● Exercise goal: In your copy, leave out the pictures; write out all the data exactly.

● Information shown:
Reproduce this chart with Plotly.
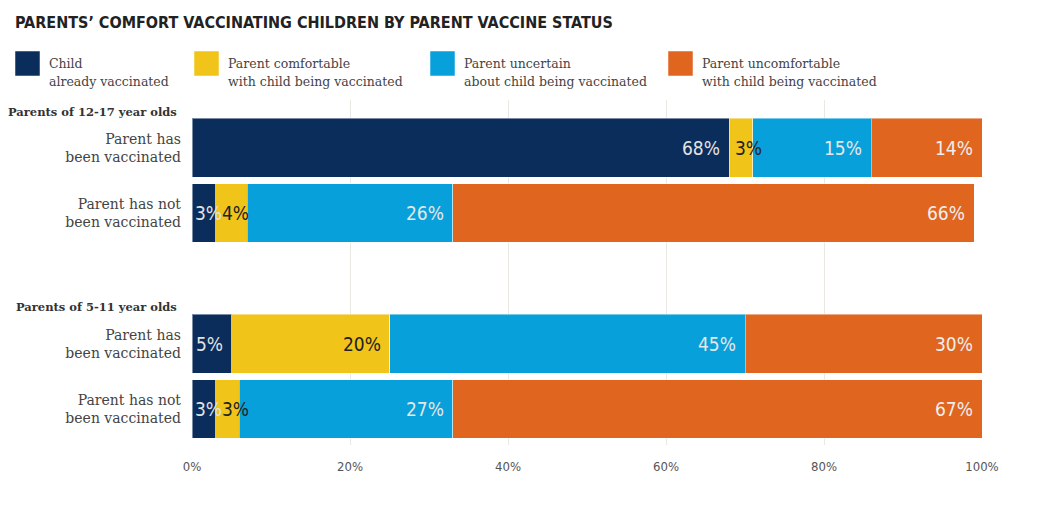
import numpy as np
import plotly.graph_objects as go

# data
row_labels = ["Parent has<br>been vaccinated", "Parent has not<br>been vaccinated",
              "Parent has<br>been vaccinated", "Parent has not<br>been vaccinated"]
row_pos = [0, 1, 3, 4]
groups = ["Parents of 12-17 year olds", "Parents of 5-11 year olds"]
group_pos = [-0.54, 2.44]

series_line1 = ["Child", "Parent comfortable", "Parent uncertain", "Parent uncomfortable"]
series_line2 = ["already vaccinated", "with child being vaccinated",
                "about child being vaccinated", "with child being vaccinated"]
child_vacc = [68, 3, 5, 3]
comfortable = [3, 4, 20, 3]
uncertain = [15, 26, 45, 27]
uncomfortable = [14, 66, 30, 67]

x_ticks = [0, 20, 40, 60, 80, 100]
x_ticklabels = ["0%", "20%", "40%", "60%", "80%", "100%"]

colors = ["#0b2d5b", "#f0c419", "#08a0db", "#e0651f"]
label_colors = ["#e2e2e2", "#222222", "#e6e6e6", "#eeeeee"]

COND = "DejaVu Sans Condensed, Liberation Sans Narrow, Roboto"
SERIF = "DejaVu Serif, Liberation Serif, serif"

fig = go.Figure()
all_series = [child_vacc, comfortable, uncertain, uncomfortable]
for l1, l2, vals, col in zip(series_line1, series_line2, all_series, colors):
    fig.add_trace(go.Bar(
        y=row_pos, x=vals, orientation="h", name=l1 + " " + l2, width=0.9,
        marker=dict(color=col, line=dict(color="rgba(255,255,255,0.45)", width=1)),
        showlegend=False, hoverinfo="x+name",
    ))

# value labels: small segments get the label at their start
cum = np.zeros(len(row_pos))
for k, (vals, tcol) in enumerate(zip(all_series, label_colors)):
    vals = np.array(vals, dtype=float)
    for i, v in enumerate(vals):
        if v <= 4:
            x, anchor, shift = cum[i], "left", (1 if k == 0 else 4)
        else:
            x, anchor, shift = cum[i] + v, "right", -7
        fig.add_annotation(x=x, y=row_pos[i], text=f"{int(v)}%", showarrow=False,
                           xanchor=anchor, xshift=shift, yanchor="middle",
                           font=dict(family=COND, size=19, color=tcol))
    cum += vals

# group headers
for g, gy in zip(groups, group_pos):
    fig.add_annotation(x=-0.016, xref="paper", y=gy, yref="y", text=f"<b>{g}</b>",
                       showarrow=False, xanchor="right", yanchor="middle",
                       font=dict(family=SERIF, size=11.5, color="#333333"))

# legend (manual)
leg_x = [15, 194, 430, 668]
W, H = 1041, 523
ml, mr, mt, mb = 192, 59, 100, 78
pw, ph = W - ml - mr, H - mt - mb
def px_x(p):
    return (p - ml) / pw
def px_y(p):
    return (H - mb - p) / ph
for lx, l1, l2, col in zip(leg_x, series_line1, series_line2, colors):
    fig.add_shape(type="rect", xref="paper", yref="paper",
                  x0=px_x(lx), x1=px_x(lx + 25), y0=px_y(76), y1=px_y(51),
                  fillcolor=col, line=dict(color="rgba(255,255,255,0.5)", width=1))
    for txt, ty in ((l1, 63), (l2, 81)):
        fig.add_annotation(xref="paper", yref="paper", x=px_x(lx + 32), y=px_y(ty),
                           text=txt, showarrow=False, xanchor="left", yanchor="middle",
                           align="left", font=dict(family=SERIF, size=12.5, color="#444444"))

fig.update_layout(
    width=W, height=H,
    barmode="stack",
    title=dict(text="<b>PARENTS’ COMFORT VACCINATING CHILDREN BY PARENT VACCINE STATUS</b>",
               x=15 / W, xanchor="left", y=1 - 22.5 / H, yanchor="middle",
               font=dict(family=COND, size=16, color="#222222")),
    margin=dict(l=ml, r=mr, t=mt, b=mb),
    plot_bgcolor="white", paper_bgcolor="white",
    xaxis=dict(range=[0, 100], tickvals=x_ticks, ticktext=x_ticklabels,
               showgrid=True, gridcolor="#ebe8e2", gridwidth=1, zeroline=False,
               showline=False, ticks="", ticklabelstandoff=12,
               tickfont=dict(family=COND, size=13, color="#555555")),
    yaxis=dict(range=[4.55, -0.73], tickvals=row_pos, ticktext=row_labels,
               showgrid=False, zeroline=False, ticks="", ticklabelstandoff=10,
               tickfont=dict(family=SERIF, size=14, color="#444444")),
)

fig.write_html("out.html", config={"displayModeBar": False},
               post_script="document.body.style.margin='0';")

● Written answer:
Reproduce this chart with Plotly.
import numpy as np
import plotly.graph_objects as go

# data
row_labels = ["Parent has<br>been vaccinated", "Parent has not<br>been vaccinated",
              "Parent has<br>been vaccinated", "Parent has not<br>been vaccinated"]
row_pos = [0, 1, 3, 4]
groups = ["Parents of 12-17 year olds", "Parents of 5-11 year olds"]
group_pos = [-0.54, 2.44]

series_line1 = ["Child", "Parent comfortable", "Parent uncertain", "Parent uncomfortable"]
series_line2 = ["already vaccinated", "with child being vaccinated",
                "about child being vaccinated", "with child being vaccinated"]
child_vacc = [68, 3, 5, 3]
comfortable = [3, 4, 20, 3]
uncertain = [15, 26, 45, 27]
uncomfortable = [14, 66, 30, 67]

x_ticks = [0, 20, 40, 60, 80, 100]
x_ticklabels = ["0%", "20%", "40%", "60%", "80%", "100%"]

colors = ["#0b2d5b", "#f0c419", "#08a0db", "#e0651f"]
label_colors = ["#e2e2e2", "#222222", "#e6e6e6", "#eeeeee"]

COND = "DejaVu Sans Condensed, Liberation Sans Narrow, Roboto"
SERIF = "DejaVu Serif, Liberation Serif, serif"

fig = go.Figure()
all_series = [child_vacc, comfortable, uncertain, uncomfortable]
for l1, l2, vals, col in zip(series_line1, series_line2, all_series, colors):
    fig.add_trace(go.Bar(
        y=row_pos, x=vals, orientation="h", name=l1 + " " + l2, width=0.9,
        marker=dict(color=col, line=dict(color="rgba(255,255,255,0.45)", width=1)),
        showlegend=False, hoverinfo="x+name",
    ))

# value labels: small segments get the label at their start
cum = np.zeros(len(row_pos))
for k, (vals, tcol) in enumerate(zip(all_series, label_colors)):
    vals = np.array(vals, dtype=float)
    for i, v in enumerate(vals):
        if v <= 4:
            x, anchor, shift = cum[i], "left", (1 if k == 0 else 4)
        else:
            x, anchor, shift = cum[i] + v, "right", -7
        fig.add_annotation(x=x, y=row_pos[i], text=f"{int(v)}%", showarrow=False,
                           xanchor=anchor, xshift=shift, yanchor="middle",
                           font=dict(family=COND, size=19, color=tcol))
    cum += vals

# group headers
for g, gy in zip(groups, group_pos):
    fig.add_annotation(x=-0.016, xref="paper", y=gy, yref="y", text=f"<b>{g}</b>",
                       showarrow=False, xanchor="right", yanchor="middle",
                       font=dict(family=SERIF, size=11.5, color="#333333"))

# legend (manual)
leg_x = [15, 194, 430, 668]
W, H = 1041, 523
ml, mr, mt, mb = 192, 59, 100, 78
pw, ph = W - ml - mr, H - mt - mb
def px_x(p):
    return (p - ml) / pw
def px_y(p):
    return (H - mb - p) / ph
for lx, l1, l2, col in zip(leg_x, series_line1, series_line2, colors):
    fig.add_shape(type="rect", xref="paper", yref="paper",
                  x0=px_x(lx), x1=px_x(lx + 25), y0=px_y(76), y1=px_y(51),
                  fillcolor=col, line=dict(color="rgba(255,255,255,0.5)", width=1))
    for txt, ty in ((l1, 63), (l2, 81)):
        fig.add_annotation(xref="paper", yref="paper", x=px_x(lx + 32), y=px_y(ty),
                           text=txt, showarrow=False, xanchor="left", yanchor="middle",
                           align="left", font=dict(family=SERIF, size=12.5, color="#444444"))

fig.update_layout(
    width=W, height=H,
    barmode="stack",
    title=dict(text="<b>PARENTS’ COMFORT VACCINATING CHILDREN BY PARENT VACCINE STATUS</b>",
               x=15 / W, xanchor="left", y=1 - 22.5 / H, yanchor="middle",
               font=dict(family=COND, size=16, color="#222222")),
    margin=dict(l=ml, r=mr, t=mt, b=mb),
    plot_bgcolor="white", paper_bgcolor="white",
    xaxis=dict(range=[0, 100], tickvals=x_ticks, ticktext=x_ticklabels,
               showgrid=True, gridcolor="#ebe8e2", gridwidth=1, zeroline=False,
               showline=False, ticks="", ticklabelstandoff=12,
               tickfont=dict(family=COND, size=13, color="#555555")),
    yaxis=dict(range=[4.55, -0.73], tickvals=row_pos, ticktext=row_labels,
               showgrid=False, zeroline=False, ticks="", ticklabelstandoff=10,
               tickfont=dict(family=SERIF, size=14, color="#444444")),
)

fig.write_html("out.html", config={"displayModeBar": False},
               post_script="document.body.style.margin='0';")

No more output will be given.